The TCFD recommends providing quantified and measurable targets for non-monetary policy portfolios where possible, including interim ones. At this stage, Eurosystem members may choose to rely on a qualitative long-term target, considering the specific objectives for and constraints on the Eurosystem’s portfolios, the ongoing development of net-zero investment frameworks for central banks, their recent but increasing experience with newly procured data sources and quickly evolving climate science. Eurosystem members will regularly review the disclosure practices and may choose to add interim and quantitative targets as appropriate. For some Eurosystem non-monetary policy portfolios, interim targets have already been added to complement long-term targets. If available, these interim targets are detailed in the “Metrics and targets” section of the respective TCFD report.

Q14 What are the goals of the Paris Agreement and the EU’s climate neutrality objectives?

The Paris Agreement sets out a global framework to limit global warming to well below 2°C, and preferably to 1.5°C, compared with pre-industrial levels. In accordance with its commitment to the goals of the Paris Agreement, the EU aims to be climate-neutral by 2050. To this end, the EU adopted the European Climate Law, which sets a legally binding target of net zero greenhouse gas emissions by 2050 for the EU as a whole. The law also sets the interim target of reducing net greenhouse gas emissions by at least 55% by 2030, compared to 1990 levels. We strive to ensure that our non-monetary policy portfolios and corporate bond holdings are on a path that supports the goals of the Paris Agreement and the EU’s climate neutrality objectives, and we will regularly monitor our progress towards achieving our climate goals.

Q15 How do you measure progress towards achieving climate goals?

Our progress towards achieving our climate goals is measured via the evolution of specific metrics over time. Which metric we look at in the assessment depends on the portfolio, asset class and climate goal under consideration. For example, the progress achieved in reducing the emissions associated with a portfolio would typically be assessed based on metrics such as the portfolio’s WACI or the carbon footprint, while the progress achieved in funding the net zero transition would be assessed based on the portfolio’s share of green bonds.

Q16 Will you continue to publish regular disclosures?

The Eurosystem is committed to publishing these disclosures on an annual basis and will regularly review all elements of its disclosure framework to further improve the quality of the disclosures and ensure they are fit for purpose.

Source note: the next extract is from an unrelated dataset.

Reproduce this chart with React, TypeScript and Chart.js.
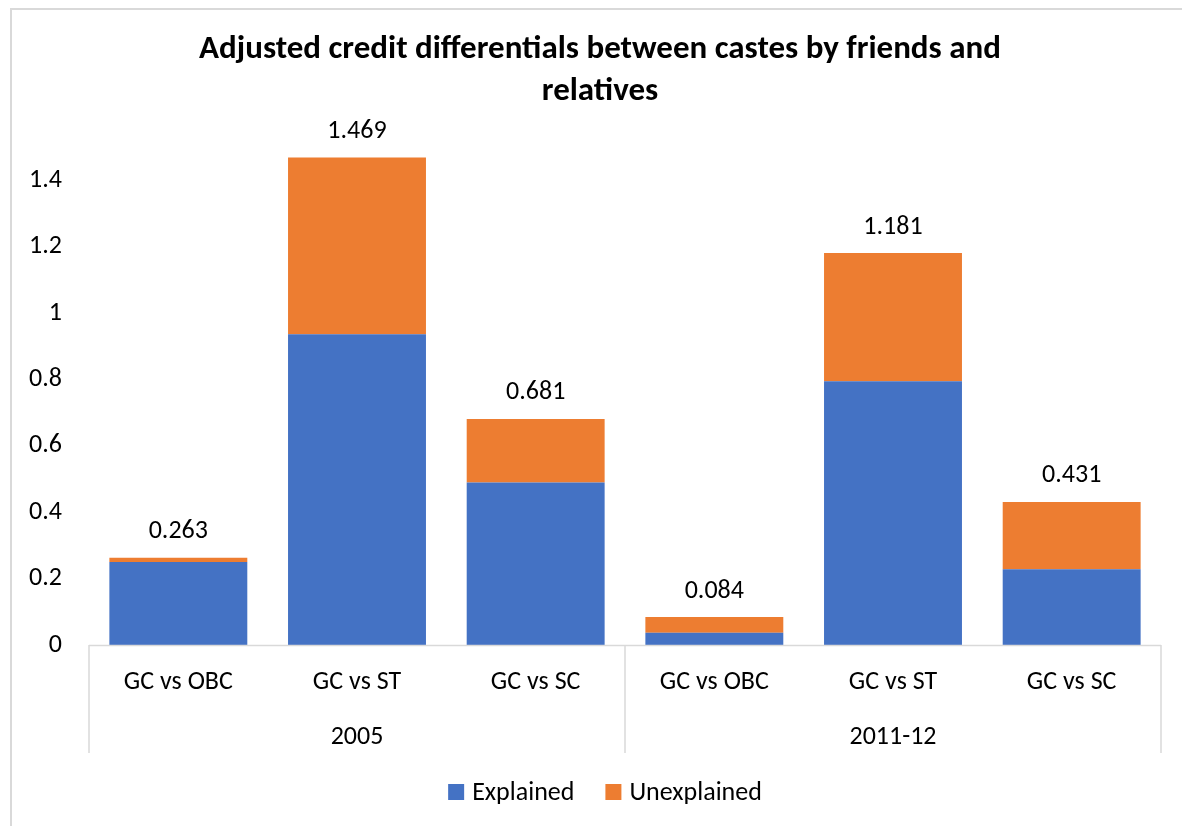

Elements that will be subject to regular review include the scope of reported emissions, the portfolios included in the reporting, the reported metrics and targets, as well as data quality and availability.

Q17 Why does the Eurosystem perform a climate stress test of its balance sheet, and does it publish the results?

In 2022 the Eurosystem conducted a climate stress test on parts of its balance sheet to analyse the impact of climate change on its risk profile in accordance with recommended practice and as detailed on its climate roadmap. Such a stress test covers a range of financial exposures, including collateralised loans, corporate bond holdings, covered bonds and asset-backed securities.

The climate stress test is in line with the TCFD recommendation that organisations should describe their resilience to different climate scenarios in order to assess their potential implications. In addition, in its Guide on climate-related disclosure for central banks, the NGFS encourages central banks to disclose the direct and indirect impact of climate-related risk based on quantitative methodologies such as scenario analysis, stress testing and reverse stress testing.

The Eurosystem published the key outcomes of its climate stress test in the form of an aggregate and qualitative overview of the results owing to remaining data gaps and methodological limitations. The exercise will be repeated in 2024 and the results are expected to be published in 2025.